9. Will Market-Creating Innovations Continue Creating Jobs?

Please review this graph.

One of the questions we’ve been exploring the most intensively is “Why do market-creating innovations create the most jobs?”, and we think we’ve come up with the answer.  This is a tangled subject area—a lot of the research that is done here is sponsored by companies, politically-motivated (especially now!), and kind of imprecise, but bear with us:

As we lay out in our original article, different types of innovation have very different impact on job creation, as well as on economic growth.  Efficiency innovations destroy jobs; performance-improving innovations create jobs, but only marginally, due to their substitutive nature; leaving market-creating innovations to do the heavy lifting of job creation.  And they do, in four ways, as we depict in the chart at the top of this thread.  Think of a market-creating innovation like a stone thrown into a pond, with employment effects emanating out like ripples from that stone, each larger than the last.  So, from smallest to largest:

  • First, they create jobs due to direct employment—increasing employee headcount at the innovating company.  Surprisingly, this might well be the most modest way in which they contribute to job growth.
  • Second, they create jobs in the value network—the supplier networks and distribution channels through which the product or service is sourced and sold.  Because these channels are generally new-to-the-world, this effect can be large.
  • Third, and most distinctively, they have an empowering effect on employment—they create jobs through their adoption by aspiring entrepreneurs.  From the seamstresses who used the Singer sewing machine to supply the earliest mercantile shops to the app developers who feed the iPhone ecosystem today, this effect is powerful and almost always impossible to estimate in advance.
  • Finally, market-creating innovations share the indirect employment effects of performance-improving innovations—the  “spillover jobs” in local economies that house workers with more money to spend.  This effect might well be the largest of all, though it is also the most diffuse and difficult to track.

We’ve gotten good reactions from people who work in this field for a living and felt confident about its description in the past, but in an era of A.I. and robotics, will it still hold true?

What do you think?

3 thoughts on “9. Will Market-Creating Innovations Continue Creating Jobs?

  1. With machine learning research yielding more clues about what we could expect from technology in the future, the way we think about the role of humans in innovation will also have to evolve.

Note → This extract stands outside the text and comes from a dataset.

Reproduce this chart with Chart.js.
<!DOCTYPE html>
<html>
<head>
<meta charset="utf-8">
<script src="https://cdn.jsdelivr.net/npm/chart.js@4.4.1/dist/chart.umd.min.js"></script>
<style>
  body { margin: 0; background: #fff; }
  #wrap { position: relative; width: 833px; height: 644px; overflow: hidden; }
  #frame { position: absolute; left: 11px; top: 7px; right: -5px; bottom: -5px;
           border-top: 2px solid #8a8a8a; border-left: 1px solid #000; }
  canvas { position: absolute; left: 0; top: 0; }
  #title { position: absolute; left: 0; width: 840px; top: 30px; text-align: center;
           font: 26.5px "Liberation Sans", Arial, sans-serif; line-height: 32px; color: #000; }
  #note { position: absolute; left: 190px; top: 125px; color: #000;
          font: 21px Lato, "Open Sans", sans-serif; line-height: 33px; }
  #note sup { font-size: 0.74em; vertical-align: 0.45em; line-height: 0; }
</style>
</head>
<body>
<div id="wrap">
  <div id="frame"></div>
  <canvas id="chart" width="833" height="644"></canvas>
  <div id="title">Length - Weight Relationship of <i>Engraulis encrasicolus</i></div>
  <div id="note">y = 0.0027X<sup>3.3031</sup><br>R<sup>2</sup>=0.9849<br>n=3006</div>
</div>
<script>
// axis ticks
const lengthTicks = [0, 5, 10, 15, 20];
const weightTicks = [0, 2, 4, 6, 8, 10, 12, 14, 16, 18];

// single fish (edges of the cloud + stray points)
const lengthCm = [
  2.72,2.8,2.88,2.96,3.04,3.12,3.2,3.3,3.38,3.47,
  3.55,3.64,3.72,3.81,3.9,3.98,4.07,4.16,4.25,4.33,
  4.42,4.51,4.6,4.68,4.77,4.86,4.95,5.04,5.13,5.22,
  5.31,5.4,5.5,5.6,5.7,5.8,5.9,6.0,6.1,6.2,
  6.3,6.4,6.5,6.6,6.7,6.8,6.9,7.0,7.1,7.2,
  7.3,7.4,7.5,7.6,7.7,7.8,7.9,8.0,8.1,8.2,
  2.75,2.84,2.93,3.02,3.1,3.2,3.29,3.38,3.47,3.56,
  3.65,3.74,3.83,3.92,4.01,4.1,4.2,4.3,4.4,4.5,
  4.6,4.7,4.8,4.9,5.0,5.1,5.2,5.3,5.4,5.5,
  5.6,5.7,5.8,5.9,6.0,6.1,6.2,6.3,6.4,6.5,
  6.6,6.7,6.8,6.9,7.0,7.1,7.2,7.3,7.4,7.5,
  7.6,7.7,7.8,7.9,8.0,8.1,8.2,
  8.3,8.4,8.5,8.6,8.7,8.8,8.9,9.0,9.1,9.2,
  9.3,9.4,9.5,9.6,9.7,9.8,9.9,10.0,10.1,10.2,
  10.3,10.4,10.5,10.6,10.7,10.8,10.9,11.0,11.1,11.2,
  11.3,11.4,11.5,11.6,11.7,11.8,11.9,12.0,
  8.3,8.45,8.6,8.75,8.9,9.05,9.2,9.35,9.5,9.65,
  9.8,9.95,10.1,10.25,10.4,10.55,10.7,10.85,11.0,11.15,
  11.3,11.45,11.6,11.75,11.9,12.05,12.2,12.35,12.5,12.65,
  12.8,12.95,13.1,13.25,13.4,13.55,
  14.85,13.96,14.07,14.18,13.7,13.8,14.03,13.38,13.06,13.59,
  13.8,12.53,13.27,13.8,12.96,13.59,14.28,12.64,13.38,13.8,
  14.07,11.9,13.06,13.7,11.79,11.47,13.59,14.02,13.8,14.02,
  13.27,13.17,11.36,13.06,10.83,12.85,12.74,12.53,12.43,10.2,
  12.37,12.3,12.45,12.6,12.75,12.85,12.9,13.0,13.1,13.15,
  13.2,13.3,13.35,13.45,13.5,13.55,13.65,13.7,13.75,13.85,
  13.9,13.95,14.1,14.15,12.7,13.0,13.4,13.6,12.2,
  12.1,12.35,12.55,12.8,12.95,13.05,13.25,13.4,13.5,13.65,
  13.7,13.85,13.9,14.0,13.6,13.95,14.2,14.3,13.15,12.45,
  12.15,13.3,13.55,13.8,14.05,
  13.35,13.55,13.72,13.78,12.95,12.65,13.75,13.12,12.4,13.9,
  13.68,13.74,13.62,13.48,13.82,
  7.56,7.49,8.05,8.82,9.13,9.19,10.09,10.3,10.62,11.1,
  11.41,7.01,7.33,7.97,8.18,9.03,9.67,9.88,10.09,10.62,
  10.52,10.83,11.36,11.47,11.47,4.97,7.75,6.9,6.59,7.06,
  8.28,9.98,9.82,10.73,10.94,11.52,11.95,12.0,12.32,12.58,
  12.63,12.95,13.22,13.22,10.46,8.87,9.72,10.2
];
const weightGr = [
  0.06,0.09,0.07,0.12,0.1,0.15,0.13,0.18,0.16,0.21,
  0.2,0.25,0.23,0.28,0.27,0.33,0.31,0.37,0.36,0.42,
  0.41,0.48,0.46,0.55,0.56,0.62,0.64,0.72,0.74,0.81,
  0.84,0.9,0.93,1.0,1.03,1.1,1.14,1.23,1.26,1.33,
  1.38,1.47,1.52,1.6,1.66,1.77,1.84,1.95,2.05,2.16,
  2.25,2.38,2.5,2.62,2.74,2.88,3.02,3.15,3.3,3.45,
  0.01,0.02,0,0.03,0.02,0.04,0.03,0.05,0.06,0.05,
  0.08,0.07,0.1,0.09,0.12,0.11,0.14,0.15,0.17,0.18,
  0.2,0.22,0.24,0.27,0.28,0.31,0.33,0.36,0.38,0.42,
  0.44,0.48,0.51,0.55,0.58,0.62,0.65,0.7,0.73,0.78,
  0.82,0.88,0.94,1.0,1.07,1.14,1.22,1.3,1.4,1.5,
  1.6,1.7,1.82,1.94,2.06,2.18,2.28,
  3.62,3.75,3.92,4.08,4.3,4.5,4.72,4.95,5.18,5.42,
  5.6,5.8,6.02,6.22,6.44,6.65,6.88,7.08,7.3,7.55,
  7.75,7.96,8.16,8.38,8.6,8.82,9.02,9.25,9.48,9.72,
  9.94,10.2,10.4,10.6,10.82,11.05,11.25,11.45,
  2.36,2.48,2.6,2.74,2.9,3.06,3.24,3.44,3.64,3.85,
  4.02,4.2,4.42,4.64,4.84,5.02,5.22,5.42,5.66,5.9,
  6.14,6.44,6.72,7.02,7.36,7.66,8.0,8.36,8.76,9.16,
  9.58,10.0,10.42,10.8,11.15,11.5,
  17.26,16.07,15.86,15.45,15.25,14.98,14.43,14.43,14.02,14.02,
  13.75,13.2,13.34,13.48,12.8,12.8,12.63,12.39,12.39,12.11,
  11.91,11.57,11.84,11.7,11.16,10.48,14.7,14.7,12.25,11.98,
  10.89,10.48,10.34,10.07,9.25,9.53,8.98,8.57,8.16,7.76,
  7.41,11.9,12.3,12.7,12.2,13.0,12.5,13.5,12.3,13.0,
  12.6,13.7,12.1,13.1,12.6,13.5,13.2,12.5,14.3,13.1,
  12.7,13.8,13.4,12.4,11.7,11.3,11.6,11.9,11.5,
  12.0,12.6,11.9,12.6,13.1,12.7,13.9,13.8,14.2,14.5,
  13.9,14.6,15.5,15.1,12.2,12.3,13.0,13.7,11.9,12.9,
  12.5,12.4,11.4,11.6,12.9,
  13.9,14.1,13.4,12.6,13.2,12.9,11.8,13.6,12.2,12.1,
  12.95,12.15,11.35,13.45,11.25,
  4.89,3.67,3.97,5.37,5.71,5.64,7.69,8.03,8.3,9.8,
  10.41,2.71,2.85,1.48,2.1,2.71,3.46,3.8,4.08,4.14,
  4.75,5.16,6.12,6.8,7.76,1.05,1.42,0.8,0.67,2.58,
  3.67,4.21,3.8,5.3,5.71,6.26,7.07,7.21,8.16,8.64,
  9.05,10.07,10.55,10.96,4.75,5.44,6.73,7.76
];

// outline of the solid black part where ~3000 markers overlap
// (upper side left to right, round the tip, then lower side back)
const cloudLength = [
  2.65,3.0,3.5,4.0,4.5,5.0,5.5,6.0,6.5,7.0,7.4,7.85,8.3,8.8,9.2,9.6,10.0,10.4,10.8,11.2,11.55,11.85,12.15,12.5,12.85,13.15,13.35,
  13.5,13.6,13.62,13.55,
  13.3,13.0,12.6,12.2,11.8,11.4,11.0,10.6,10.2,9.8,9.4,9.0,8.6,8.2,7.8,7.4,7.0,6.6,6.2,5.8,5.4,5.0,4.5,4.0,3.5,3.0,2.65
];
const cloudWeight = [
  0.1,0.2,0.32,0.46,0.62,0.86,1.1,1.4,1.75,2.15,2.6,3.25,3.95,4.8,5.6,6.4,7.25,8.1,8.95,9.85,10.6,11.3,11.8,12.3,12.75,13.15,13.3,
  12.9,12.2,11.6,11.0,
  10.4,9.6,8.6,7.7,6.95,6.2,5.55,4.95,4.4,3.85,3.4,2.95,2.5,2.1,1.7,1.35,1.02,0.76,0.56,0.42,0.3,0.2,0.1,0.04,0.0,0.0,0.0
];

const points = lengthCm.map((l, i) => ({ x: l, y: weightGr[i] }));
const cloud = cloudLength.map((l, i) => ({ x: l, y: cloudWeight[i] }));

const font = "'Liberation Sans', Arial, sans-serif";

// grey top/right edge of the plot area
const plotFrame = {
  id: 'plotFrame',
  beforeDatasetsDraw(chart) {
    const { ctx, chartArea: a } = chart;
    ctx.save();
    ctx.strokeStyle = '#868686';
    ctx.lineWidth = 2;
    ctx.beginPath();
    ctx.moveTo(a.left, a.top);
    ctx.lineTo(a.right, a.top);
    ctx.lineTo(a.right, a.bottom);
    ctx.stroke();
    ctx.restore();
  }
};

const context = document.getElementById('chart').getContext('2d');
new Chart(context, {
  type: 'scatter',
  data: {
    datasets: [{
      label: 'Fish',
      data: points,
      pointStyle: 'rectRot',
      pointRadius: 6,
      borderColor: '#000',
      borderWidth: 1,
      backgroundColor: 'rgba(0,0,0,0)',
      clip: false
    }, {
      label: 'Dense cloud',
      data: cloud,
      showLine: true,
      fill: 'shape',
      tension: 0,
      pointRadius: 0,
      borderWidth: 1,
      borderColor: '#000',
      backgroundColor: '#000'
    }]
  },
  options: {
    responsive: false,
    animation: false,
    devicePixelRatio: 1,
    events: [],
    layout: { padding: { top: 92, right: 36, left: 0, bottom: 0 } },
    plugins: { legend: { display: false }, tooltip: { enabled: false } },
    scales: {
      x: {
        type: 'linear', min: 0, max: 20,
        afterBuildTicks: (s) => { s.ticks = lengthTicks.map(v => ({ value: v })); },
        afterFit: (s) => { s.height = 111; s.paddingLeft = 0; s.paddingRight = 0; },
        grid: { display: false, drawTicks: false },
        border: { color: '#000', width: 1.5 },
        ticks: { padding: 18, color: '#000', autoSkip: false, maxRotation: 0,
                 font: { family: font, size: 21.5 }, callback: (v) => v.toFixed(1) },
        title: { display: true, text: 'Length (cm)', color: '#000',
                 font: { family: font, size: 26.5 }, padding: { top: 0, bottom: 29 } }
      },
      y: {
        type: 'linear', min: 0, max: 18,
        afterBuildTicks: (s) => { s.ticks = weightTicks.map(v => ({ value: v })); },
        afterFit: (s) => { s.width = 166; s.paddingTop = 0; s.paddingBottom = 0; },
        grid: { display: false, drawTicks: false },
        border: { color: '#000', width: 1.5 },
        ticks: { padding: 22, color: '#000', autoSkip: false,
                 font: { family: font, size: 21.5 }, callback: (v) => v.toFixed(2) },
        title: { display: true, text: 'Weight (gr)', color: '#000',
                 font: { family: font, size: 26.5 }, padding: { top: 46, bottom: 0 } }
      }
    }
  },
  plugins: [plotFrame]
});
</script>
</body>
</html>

Ben Thompson puts it better than I can, so I’ll leave an excerpt from his blog here:

    “Just as we designed the cotton gin, so we designed accounting software, and automated manufacturing. And, in fact, those are all related: all involved overt design, in which a human anticipated the functionality and built a machine that could execute that functionality on a repeatable basis… Machine learning is different. Now, instead of humans designing algorithms to be executed by a computer, the computer is designing the algorithms… the truth is that humans have made machines to replace their own labor from the beginning of time; it is only now that the machines are creating themselves, at least to a degree.” (Source: https://stratechery.com/2017/the-arrival-of-artificial-intelligence/)

    I believe we’re still far off from reaching the level of artificial intelligence that would immediately replace human jobs that involve thinking and emotional judgment, but we certainly will get to a point in the short-term where manufacturing and design of machines could easily be done by other machines. I could see this kind of innovation definitely resulting in a net destruction of jobs.

    The question, though, is whether this kind of innovation can be counted as a market-creating innovation. From what I can see, machine learning doesn’t seem to target nonconsumption nor empower those who previously didn’t have access to the forerunner product.

    1. The Economist seems to sit in the middle ground — that AI will lead to neither huge net gain nor net loss of jobs.

      The Impact on Jobs: Automation and Anxiety — https://goo.gl/h5MAZc

      “So who is right: the pessimists (many of them techie types), who say this time is different and machines really will take all the jobs, or the optimists (mostly economists and historians), who insist that in the end technology always creates more jobs than it destroys? The truth probably lies somewhere in between. AI will not cause mass unemployment, but it will speed up the existing trend of computer-related automation, disrupting labour markets just as technological change has done before, and requiring workers to learn new skills more quickly than in the past.”

  2. Technology is becoming easier to use. We can thank Apple for starting a new breed of UI, UX, and product managers who are in high demand.
    There will be jobs you’ve never even heard of emerging in the market.
    And all technology needs a human to operate, or educate others.
    Engineering is another sector I believe will grow. With nimble commercial entities servicing niche market needs, a truly great customer journey needs design thinking.
    Creative people will finally be compensated for their natural talent. You can’t teach that kind of intelligence, and creatives are the product differentiator in a noisy world of heuristic decision makers.